*** Exercise materials ***

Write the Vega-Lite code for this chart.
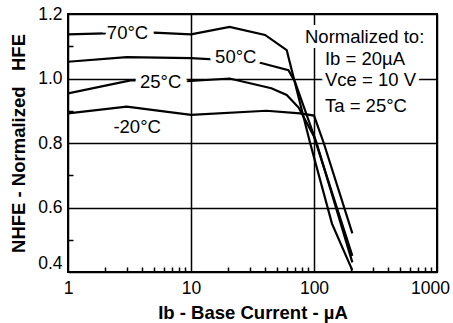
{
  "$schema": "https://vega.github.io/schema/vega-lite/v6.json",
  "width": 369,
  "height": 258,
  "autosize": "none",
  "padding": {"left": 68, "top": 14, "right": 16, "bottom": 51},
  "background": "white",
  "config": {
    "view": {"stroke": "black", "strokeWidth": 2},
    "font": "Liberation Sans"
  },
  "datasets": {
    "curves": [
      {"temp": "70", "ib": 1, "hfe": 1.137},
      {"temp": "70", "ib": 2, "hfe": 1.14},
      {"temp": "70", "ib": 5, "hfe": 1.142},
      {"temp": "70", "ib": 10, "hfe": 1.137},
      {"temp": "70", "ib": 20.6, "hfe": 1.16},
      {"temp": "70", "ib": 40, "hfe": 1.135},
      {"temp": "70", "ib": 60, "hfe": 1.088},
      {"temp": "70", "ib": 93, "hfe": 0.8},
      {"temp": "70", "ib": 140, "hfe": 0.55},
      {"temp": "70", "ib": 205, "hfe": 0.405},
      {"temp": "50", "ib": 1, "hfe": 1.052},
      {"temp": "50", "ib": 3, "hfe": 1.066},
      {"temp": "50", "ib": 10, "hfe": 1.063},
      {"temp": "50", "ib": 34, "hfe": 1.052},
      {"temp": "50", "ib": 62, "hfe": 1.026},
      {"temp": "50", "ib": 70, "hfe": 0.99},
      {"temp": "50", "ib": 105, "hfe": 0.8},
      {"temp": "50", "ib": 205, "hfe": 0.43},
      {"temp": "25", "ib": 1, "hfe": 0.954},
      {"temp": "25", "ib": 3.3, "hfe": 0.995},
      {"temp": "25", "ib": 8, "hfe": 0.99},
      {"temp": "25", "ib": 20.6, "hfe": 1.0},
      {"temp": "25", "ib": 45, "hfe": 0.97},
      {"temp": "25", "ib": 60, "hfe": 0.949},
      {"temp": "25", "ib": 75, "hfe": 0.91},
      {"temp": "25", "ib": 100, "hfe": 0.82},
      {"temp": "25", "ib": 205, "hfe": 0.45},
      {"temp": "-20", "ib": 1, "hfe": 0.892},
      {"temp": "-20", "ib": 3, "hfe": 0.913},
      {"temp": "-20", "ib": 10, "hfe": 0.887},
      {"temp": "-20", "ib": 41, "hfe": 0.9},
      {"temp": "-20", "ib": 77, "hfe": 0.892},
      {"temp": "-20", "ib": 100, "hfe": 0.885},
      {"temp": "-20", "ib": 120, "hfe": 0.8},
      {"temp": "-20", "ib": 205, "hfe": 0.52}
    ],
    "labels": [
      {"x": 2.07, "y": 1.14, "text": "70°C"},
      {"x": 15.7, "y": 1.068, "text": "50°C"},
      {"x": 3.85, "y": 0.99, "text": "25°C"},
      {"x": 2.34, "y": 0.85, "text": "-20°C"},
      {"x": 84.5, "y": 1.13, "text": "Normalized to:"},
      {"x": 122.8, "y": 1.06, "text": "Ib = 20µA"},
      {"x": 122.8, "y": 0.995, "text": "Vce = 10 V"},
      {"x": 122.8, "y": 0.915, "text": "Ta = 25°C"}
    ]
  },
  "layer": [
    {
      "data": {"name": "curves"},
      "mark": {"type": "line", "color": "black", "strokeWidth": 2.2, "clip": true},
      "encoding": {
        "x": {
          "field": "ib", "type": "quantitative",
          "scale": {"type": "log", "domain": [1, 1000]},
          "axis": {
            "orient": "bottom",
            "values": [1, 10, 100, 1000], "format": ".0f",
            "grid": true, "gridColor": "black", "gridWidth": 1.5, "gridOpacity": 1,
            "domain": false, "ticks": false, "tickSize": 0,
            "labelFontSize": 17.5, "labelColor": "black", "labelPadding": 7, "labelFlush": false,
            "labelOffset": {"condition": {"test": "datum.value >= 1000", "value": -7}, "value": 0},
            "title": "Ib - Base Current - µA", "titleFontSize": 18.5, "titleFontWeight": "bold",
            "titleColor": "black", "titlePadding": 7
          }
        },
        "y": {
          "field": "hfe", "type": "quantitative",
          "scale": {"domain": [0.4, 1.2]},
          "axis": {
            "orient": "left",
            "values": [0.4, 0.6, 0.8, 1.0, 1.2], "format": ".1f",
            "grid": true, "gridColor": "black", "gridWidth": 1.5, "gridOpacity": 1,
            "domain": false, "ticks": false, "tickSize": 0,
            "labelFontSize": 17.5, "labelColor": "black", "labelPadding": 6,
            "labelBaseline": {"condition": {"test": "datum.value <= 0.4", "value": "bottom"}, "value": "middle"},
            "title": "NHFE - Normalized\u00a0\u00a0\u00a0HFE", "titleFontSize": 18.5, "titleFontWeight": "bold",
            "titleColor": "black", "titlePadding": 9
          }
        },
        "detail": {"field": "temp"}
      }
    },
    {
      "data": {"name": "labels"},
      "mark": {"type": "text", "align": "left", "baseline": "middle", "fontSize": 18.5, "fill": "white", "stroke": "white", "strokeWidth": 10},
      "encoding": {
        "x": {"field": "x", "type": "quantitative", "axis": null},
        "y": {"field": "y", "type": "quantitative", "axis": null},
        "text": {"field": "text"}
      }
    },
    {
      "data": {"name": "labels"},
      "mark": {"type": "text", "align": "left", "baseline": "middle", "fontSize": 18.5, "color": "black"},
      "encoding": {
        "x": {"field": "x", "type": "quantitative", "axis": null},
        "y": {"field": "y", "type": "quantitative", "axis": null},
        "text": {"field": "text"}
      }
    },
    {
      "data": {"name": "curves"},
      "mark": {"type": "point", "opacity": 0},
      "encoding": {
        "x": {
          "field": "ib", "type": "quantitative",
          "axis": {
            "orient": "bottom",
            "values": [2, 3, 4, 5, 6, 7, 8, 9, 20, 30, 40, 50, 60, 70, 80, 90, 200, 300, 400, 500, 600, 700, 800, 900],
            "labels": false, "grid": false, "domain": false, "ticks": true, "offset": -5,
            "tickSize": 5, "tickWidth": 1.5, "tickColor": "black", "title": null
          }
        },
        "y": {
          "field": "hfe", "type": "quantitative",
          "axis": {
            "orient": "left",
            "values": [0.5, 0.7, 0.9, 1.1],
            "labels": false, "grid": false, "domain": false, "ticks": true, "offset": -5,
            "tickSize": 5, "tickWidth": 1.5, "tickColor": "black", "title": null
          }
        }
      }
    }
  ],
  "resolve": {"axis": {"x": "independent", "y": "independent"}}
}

***
*** Exercise materials ***

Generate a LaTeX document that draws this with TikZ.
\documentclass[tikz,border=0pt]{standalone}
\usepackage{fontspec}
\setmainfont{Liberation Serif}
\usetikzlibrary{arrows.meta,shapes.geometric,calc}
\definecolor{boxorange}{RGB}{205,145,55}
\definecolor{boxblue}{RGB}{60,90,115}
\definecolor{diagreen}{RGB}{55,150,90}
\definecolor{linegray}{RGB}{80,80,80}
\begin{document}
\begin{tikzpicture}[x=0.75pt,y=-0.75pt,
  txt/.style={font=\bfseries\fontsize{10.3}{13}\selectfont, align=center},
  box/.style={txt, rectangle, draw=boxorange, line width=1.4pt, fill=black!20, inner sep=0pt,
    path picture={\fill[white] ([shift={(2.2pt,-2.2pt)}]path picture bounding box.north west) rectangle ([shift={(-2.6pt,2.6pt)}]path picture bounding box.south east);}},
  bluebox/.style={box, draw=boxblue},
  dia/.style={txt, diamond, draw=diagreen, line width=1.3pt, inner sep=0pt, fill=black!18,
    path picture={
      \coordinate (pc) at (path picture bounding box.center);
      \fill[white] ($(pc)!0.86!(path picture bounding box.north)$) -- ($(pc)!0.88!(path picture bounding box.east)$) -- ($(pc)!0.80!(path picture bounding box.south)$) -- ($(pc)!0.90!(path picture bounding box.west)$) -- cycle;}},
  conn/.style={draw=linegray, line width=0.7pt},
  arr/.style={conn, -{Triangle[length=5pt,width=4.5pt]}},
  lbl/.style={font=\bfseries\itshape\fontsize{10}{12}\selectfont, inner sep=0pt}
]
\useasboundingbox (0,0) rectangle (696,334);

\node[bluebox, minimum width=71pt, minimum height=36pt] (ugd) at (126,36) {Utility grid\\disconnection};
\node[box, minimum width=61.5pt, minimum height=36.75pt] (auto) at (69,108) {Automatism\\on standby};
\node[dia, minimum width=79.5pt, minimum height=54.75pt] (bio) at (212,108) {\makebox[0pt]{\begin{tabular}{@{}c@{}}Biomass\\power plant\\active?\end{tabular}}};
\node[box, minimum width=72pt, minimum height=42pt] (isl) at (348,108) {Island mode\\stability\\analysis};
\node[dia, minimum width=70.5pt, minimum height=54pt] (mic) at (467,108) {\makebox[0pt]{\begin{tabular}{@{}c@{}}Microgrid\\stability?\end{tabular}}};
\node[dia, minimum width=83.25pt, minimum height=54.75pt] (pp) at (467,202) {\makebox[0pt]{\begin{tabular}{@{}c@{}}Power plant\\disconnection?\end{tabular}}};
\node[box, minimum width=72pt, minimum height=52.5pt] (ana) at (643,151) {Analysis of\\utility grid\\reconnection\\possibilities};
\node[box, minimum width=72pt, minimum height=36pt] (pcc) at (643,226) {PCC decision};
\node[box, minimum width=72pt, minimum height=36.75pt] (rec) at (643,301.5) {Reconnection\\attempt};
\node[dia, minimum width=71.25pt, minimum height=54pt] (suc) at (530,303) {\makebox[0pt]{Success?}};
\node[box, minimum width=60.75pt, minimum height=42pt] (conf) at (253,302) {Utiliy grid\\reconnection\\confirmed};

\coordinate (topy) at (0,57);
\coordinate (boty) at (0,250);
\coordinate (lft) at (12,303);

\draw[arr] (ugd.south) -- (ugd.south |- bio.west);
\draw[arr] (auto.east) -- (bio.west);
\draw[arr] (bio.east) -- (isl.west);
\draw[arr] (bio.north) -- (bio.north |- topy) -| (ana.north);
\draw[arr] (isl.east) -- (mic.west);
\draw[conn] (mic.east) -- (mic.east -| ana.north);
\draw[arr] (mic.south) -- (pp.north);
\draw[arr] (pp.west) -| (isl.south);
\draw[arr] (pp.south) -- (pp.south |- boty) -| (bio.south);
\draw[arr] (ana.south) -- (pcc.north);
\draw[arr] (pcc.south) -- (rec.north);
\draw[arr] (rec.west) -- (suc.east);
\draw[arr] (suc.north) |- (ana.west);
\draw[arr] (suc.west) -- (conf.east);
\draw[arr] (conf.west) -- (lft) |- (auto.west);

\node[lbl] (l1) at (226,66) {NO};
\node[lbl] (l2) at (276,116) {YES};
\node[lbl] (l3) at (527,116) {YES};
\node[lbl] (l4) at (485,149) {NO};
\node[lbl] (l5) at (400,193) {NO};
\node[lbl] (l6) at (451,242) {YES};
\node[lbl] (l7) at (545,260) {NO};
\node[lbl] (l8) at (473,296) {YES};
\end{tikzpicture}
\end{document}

***

Your task: Begin at the line containing "Generate a LaTeX", end at the line containing "(0,0) rectangle (696,334);", and reproduce every line in that range exactly, both ends included.

Output for this task:
Generate a LaTeX document that draws this with TikZ.
\documentclass[tikz,border=0pt]{standalone}
\usepackage{fontspec}
\setmainfont{Liberation Serif}
\usetikzlibrary{arrows.meta,shapes.geometric,calc}
\definecolor{boxorange}{RGB}{205,145,55}
\definecolor{boxblue}{RGB}{60,90,115}
\definecolor{diagreen}{RGB}{55,150,90}
\definecolor{linegray}{RGB}{80,80,80}
\begin{document}
\begin{tikzpicture}[x=0.75pt,y=-0.75pt,
  txt/.style={font=\bfseries\fontsize{10.3}{13}\selectfont, align=center},
  box/.style={txt, rectangle, draw=boxorange, line width=1.4pt, fill=black!20, inner sep=0pt,
    path picture={\fill[white] ([shift={(2.2pt,-2.2pt)}]path picture bounding box.north west) rectangle ([shift={(-2.6pt,2.6pt)}]path picture bounding box.south east);}},
  bluebox/.style={box, draw=boxblue},
  dia/.style={txt, diamond, draw=diagreen, line width=1.3pt, inner sep=0pt, fill=black!18,
    path picture={
      \coordinate (pc) at (path picture bounding box.center);
      \fill[white] ($(pc)!0.86!(path picture bounding box.north)$) -- ($(pc)!0.88!(path picture bounding box.east)$) -- ($(pc)!0.80!(path picture bounding box.south)$) -- ($(pc)!0.90!(path picture bounding box.west)$) -- cycle;}},
  conn/.style={draw=linegray, line width=0.7pt},
  arr/.style={conn, -{Triangle[length=5pt,width=4.5pt]}},
  lbl/.style={font=\bfseries\itshape\fontsize{10}{12}\selectfont, inner sep=0pt}
]
\useasboundingbox (0,0) rectangle (696,334);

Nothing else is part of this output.